Toomey Makes Social Security Privatization a Core Component of Fall Campaign

Toomey Makes Noticeable Pivot Toward Advocating for Privatization on the Campaign Trail

Harrisburg, PA – It’s been just under a month since Pat Toomey falsely claimed that he had never advocated for Social Security privatization, but during the past month he has made Social Security privatization a cornerstone of his fall campaign.

“As attention has shifted to the fall election season, Pat Toomey has made Social Security privatization a cornerstone of his campaign,” said Mark Nicastre, spokesman with the Pennsylvania Democratic Party. “Pat Toomey was one of President George W. Bush’s loudest cheerleaders when he tried to privatize Social Security, and now he’s actively campaigning on Social Security privatization. Why is Pat Toomey now making Social Security privatization a key issue in his campaign?”

As the fall campaign gets underway, Social Security privatization has emerged as a core component of Toomey’s platform.

Yesterday, the Pittsburgh Post Gazette observed that Social Security privatization continued to be a core part of Pat Toomey’s platform.

His first run for public office on the local government study commission came in 1994, a year of Republican momentum as the Democrats lost control of Congress for the first time in decades. In 1998, with the retirement of a conservative Democrat, Mr. Toomey emerged from a crowded field to win the Republican nomination for the 15th Congressional District. In the general election, despite the district’s Democratic background, he won easily.

His platform contained the core of the policies he continues to advocate. He called for Social Security reform emphasizing private investments and a flat tax of 17 percent — positions he would continue to embrace and ones he discusses in his 2009 book, “The Road to Prosperity.”

Toomey made Social Security privatization a focus of two recent meetings with newspaper reporters and editors.

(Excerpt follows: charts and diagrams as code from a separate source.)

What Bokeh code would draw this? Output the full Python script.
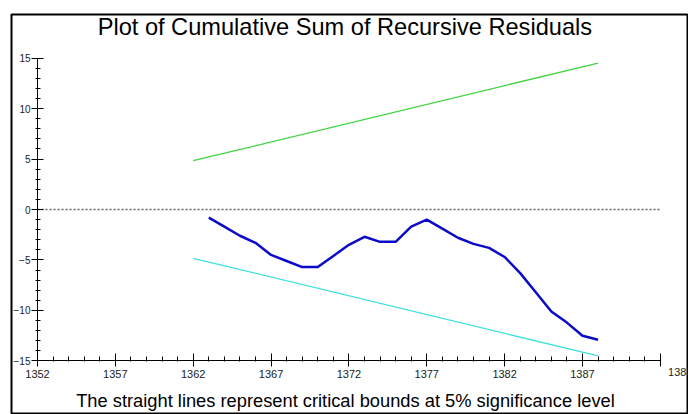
from bokeh.plotting import figure
from bokeh.models import LinearAxis, FixedTicker, Range1d, Label
from bokeh.embed import file_html
from bokeh.resources import INLINE

# ---- data ----
obs = list(range(1363, 1389))
cusum = [-0.8, -1.7, -2.6, -3.3, -4.5, -5.1, -5.7, -5.7, -4.6, -3.5,
         -2.7, -3.2, -3.2, -1.7, -1.0, -1.9, -2.8, -3.4, -3.8, -4.7,
         -6.3, -8.2, -10.1, -11.2, -12.5, -12.9]
bound_x = [1362, 1388]
upper_bound = [4.83, 14.50]
lower_bound = [-4.83, -14.50]
zero_x = [1352, 1392]
zero_y = [0, 0]
x_ticks = list(range(1352, 1393, 5))
x_minor = list(range(1352, 1393))
y_ticks = list(range(-15, 16, 5))
y_minor = list(range(-15, 16))
end_label = "1388"
title_text = "Plot of Cumulative Sum of Recursive Residuals"
footer_text = "The straight lines represent critical bounds at 5% significance level"

FONT = "Liberation Sans"

p = figure(width=688, height=414, output_backend="svg", toolbar_location=None,
           title=None, x_range=Range1d(1350.33, 1393.81), y_range=Range1d(-20.30, 19.31),
           x_axis_type=None, y_axis_type=None,
           min_border_left=11, min_border_top=14, min_border_right=0, min_border_bottom=0)
p.outline_line_color = "black"
p.outline_line_width = 2
p.background_fill_color = "white"
p.border_fill_color = "white"

xaxis = LinearAxis(fixed_location=-15, bounds=(1352, 1392),
                   ticker=FixedTicker(ticks=x_ticks, minor_ticks=x_minor))
xaxis.major_label_overrides = {1392: ""}
xaxis.major_tick_in = 7
xaxis.major_tick_out = 6
xaxis.minor_tick_in = 4
xaxis.minor_tick_out = 1
xaxis.major_label_standoff = 3
xaxis.major_label_text_font = FONT
xaxis.major_label_text_font_size = "11px"
xaxis.major_label_text_color = "#222222"
xaxis.axis_line_color = "black"
xaxis.major_tick_line_color = "black"
xaxis.minor_tick_line_color = "black"
p.add_layout(xaxis, "below")

yaxis = LinearAxis(fixed_location=1352, bounds=(-15, 15),
                   ticker=FixedTicker(ticks=y_ticks, minor_ticks=y_minor))
yaxis.major_tick_in = 6
yaxis.major_tick_out = 6
yaxis.minor_tick_in = 3
yaxis.minor_tick_out = 2
yaxis.major_label_standoff = 1
yaxis.major_label_text_font = FONT
yaxis.major_label_text_font_size = "10px"
yaxis.major_label_text_color = "#222222"
yaxis.axis_line_color = "black"
yaxis.major_tick_line_color = "black"
yaxis.minor_tick_line_color = "black"
p.add_layout(yaxis, "left")

p.line(zero_x, zero_y, line_color="#666666", line_width=1.5, line_dash="2 2")
p.line(bound_x, upper_bound, line_color="#3fd43f", line_width=1.3)
p.line(bound_x, lower_bound, line_color="#3fe0e0", line_width=1.3)
p.line(obs, cusum, line_color="#0a0ac8", line_width=2.5)

p.add_layout(Label(x=1371.74, y=18.12, text=title_text, text_align="center",
                   text_baseline="middle", text_font=FONT, text_font_size="23.6px",
                   text_color="black"))
p.add_layout(Label(x=1371.78, y=-18.91, text=footer_text, text_align="center",
                   text_baseline="middle", text_font=FONT, text_font_size="18.3px",
                   text_color="black"))
p.add_layout(Label(x=1392.5, y=-16.1, text=end_label, text_align="left",
                   text_baseline="middle", text_font=FONT, text_font_size="11px",
                   text_color="#222222"))

open("out.html", "w").write(file_html(p, INLINE))
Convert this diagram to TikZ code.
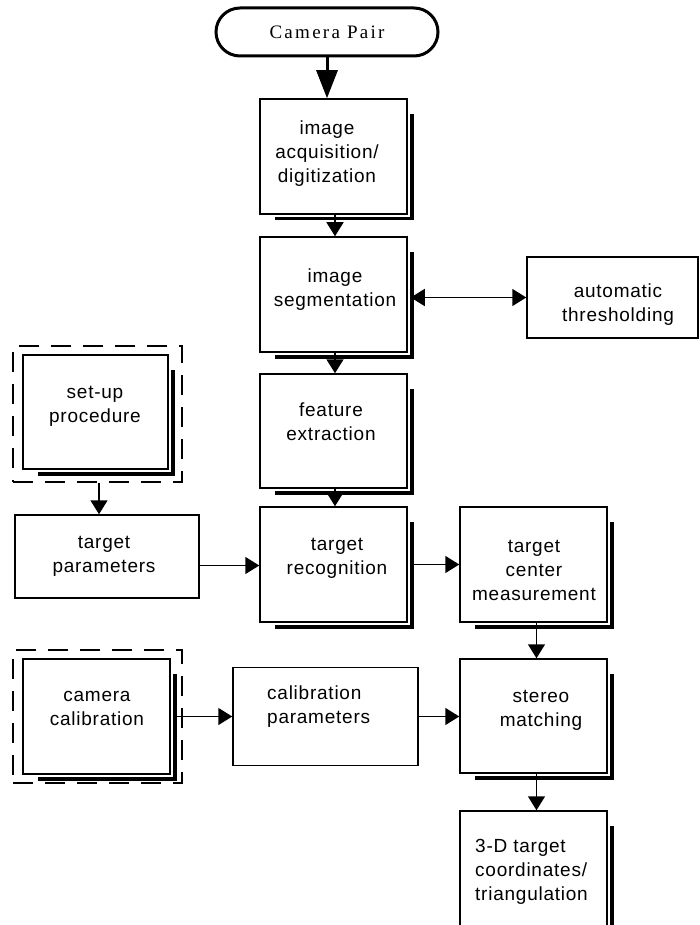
\documentclass[tikz,border=0pt]{standalone}
\usepackage{fontspec}
\setmainfont{Liberation Serif}
\newfontfamily\arialls{Liberation Sans}[LetterSpace=4]
\newfontfamily\timesls{Liberation Serif}[LetterSpace=12]
\usetikzlibrary{arrows.meta,shapes.misc,calc}
\newcommand\boxshadow[1]{\draw[shad] ([xshift=16pt,yshift=-4pt]#1.south west) -| ([xshift=4pt,yshift=-16pt]#1.north east);}
\begin{document}
\begin{tikzpicture}[x=1pt,y=-1pt,
  bx/.style 2 args={draw, line width=1.5pt, minimum width=#1, minimum height=#2, inner sep=0pt},
  dbox/.style 2 args={draw, line width=1.5pt, dash pattern=on 20pt off 12pt, minimum width=#1, minimum height=#2, inner sep=0pt},
  shad/.style={line width=3.5pt},
  txt/.style={font=\arialls\fontsize{19}{24}\selectfont, align=center, inner sep=0pt},
  arr/.style={line width=1.5pt, -{Triangle[length=14pt,width=17pt]}},
  darr/.style={line width=1.5pt, {Triangle[length=14pt,width=17pt]}-{Triangle[length=14pt,width=17pt]}},
  bigarr/.style={line width=3pt, -{Triangle[length=28pt,width=21pt]}}]
\clip (0,0) rectangle (699,925);
\fill[white] (0,0) rectangle (699,925);

% start terminal
\node[draw, rounded rectangle, line width=3pt, minimum width=222pt, minimum height=48pt, inner sep=0pt,
      font=\timesls\fontsize{19}{24}\selectfont] (cam) at (327,32) {Camera Pair};

% main column
\node[bx={147pt}{115pt}] (acq) at (333.5,156.5) {};
\node[txt] (acqt) at (327,154) {image\\acquisition/\\digitization};
\node[bx={147pt}{115pt}] (seg) at (333.5,294.5) {};
\node[txt] (segt) at (335,290) {image\\segmentation};
\node[bx={147pt}{114pt}] (feat) at (333.5,431) {};
\node[txt] (featt) at (331,422) {feature\\extraction};
\node[bx={147pt}{115pt}] (rec) at (333.5,564.5) {};
\node[txt] (rect) at (337,558) {target\\recognition};

% right column
\node[bx={171pt}{81pt}] (auto) at (612.5,297.5) {};
\node[txt] (autot) at (618,305) {automatic\\thresholding};
\node[bx={147pt}{115pt}] (tcm) at (533.5,564.5) {};
\node[txt] (tcmt) at (534,570) {target\\center\\measurement};
\node[bx={147pt}{114pt}] (stereo) at (533.5,716) {};
\node[txt] (stereot) at (541,710) {stereo\\matching};
\node[bx={147pt}{129pt}] (tri) at (533.5,875.5) {};
\node[txt, anchor=west, align=left] (trit) at (475,872) {3-D target\\coordinates/\\triangulation};

% left column
\node[dbox={169pt}{136pt}] (setout) at (97.5,414) {};
\node[bx={145pt}{114pt}] (setup) at (95.5,412) {};
\node[txt] (setupt) at (95,406.5) {set-up\\procedure};
\node[bx={184pt}{83pt}] (tpar) at (107,556.5) {};
\node[txt] (tpart) at (104,556.5) {target\\parameters};
\node[dbox={169pt}{133pt}] (camout) at (97.5,716.5) {};
\node[bx={147pt}{115pt}] (camcal) at (96.5,716.5) {};
\node[txt] (camcalt) at (97,708.5) {camera\\calibration};
\node[bx={185pt}{98pt}] (calpar) at (325.5,716.5) {};
\node[txt, anchor=west, align=left] (calpart) at (267,706.5) {calibration\\parameters};

% shadows
\boxshadow{acq}
\boxshadow{seg}
\boxshadow{feat}
\boxshadow{rec}
\boxshadow{tcm}
\boxshadow{stereo}
\boxshadow{tri}
\boxshadow{setup}
\boxshadow{camcal}

% connectors
\draw[bigarr] (cam.south) -- (cam.south |- acq.north);
\draw[arr] ([xshift=1.5pt]acq.south) -- ([xshift=1.5pt]seg.north);
\draw[darr] ([xshift=3pt]auto.west -| seg.east) -- (auto.west);
\draw[arr] ([xshift=1.5pt]seg.south) -- ([xshift=1.5pt]feat.north);
\draw[arr] ([xshift=1.5pt]feat.south) -- ([xshift=1.5pt]rec.north);
\draw[arr] ([xshift=1.5pt]setout.south) -- ([xshift=1.5pt]setout.south |- tpar.north);
\draw[arr] ([yshift=-9pt]tpar.east) -- ([yshift=-9pt]tpar.east -| rec.west);
\draw[arr] ([xshift=3pt]rec.east) -- (tcm.west);
\draw[arr] ([xshift=3pt]tcm.south) -- ([xshift=3pt]stereo.north);
\draw[arr] ([xshift=3pt]camcal.east) -- (calpar.west);
\draw[arr] (calpar.east) -- (calpar.east -| stereo.west);
\draw[arr] ([xshift=3pt]stereo.south) -- ([xshift=3pt]tri.north);
\end{tikzpicture}
\end{document}
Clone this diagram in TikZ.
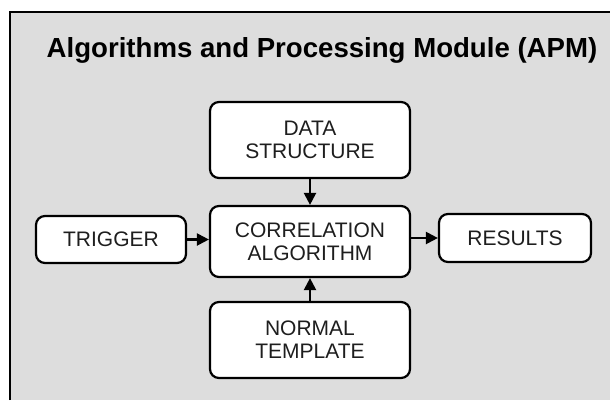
\documentclass[tikz,border=0pt]{standalone}
\usepackage{fontspec}
\setmainfont{Liberation Sans}
\usetikzlibrary{arrows.meta,positioning}
\definecolor{apmGray}{HTML}{DDDDDD}
\definecolor{apmText}{HTML}{1E1E1E}
\tikzset{
  blk/.style={draw=black, line width=2.2pt, rounded corners=9pt, fill=white,
              align=center, text=apmText, font=\fontsize{21}{23}\selectfont,
              inner sep=0pt, minimum width=#1},
  blk/.default=200pt,
  arr/.style={-{Triangle[length=12pt,width=12pt]}, line width=2.2pt},
}

\begin{document}
\begin{tikzpicture}[x=1pt,y=-1pt]
  \useasboundingbox (0,0) rectangle (610,400);
  % module frame
  \fill[apmGray] (10,12) rectangle (610,400);
  \draw[line width=2.4pt] (10,400) -- (10,12) -- (610,12);
  \node[font=\fontsize{27.6}{30}\selectfont\bfseries, anchor=base] (title) at (322,57)
    {Algorithms and Processing Module (APM)};
  % blocks
  \node[blk, minimum height=76pt] (data) at (310,140) {DATA\\STRUCTURE};
  \node[blk, minimum height=71pt] (corr) at (310,241.5) {CORRELATION\\ALGORITHM};
  \node[blk=150pt, minimum height=47pt] (trig) at (111,239.5) {TRIGGER};
  \node[blk=152pt, minimum height=48pt] (res) at (515,238) {RESULTS};
  \node[blk, minimum height=76pt] (norm) at (310,340) {NORMAL\\TEMPLATE};
  % connectors
  \draw[arr] (data) -- (corr);
  \draw[arr] (norm) -- (corr);
  \draw[arr] (trig.east) -- (trig.east -| corr.west);
  \draw[arr] (corr.east |- res.west) -- (res.west);
\end{tikzpicture}
\end{document}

In an article published last week in the Harrisburg Patriot News, Toomey discussed the need for privatization:

He spoke briefly about his proposal to reform Social Security, saying all current retirees would be exempt from any reforms.

Toomey proposes giving young workers a choice to put their taxes on Social Security into a savings account.

Last weekend, Toomey’s plan to privatize Social Security was a leading discussion topic with the Pittsburgh Tribune Review. His plan appeared in the story’s third paragraph.

A shaky economy, distrust of sweeping Democratic initiatives such as the health care overhaul, huge federal debt and a rising tide of voter discontent signal the time has come for conservative governance, Toomey said. That includes ideas that fell flat a few years earlier, such as allowing workers to put Social Security taxes into private accounts.

The Congressional Budget Office estimates that beginning in 2039, the Social Security Administration will not have enough money to pay benefits promised to workers.

“I think we’re at a point where people realize we have to do something pretty dramatic, “Toomey said. President Bush failed to push through a similar plan, but the country’s mood changed, Toomey said. “I think across the country guys like me are going to get elected to Congress.”

A Wall Street Journal article from earlier this month discussed Social Security privatization and featured Toomey. The article said Toomey wasn’t shying away from the privatization fight

Partial privatization of Social Security has been dead ever since President George W. Bush tried and failed to pass it, then the stock market crashed. Problem is, some of the Republicans’ most prominent upstarts aren’t shying from the fight.

In an interview with Washington Wire Thursday, former Rep. Pat Toomey, who is seeking a Senate seat in Pennsylvania, says he rejects the term “privatization,” but he added, “I totally embrace the idea” that younger workers should be allowed to invest some Social Security taxes in the stock market.

Current retirees and those approaching retirement would see no changes in the Toomey plan, which is basically the same as Bush’s.

“But that doesn’t mean the system as it exists needs to exist in perpetuity, which we know is not possible,” Toomey said. “I’m not backing away from that in the least.”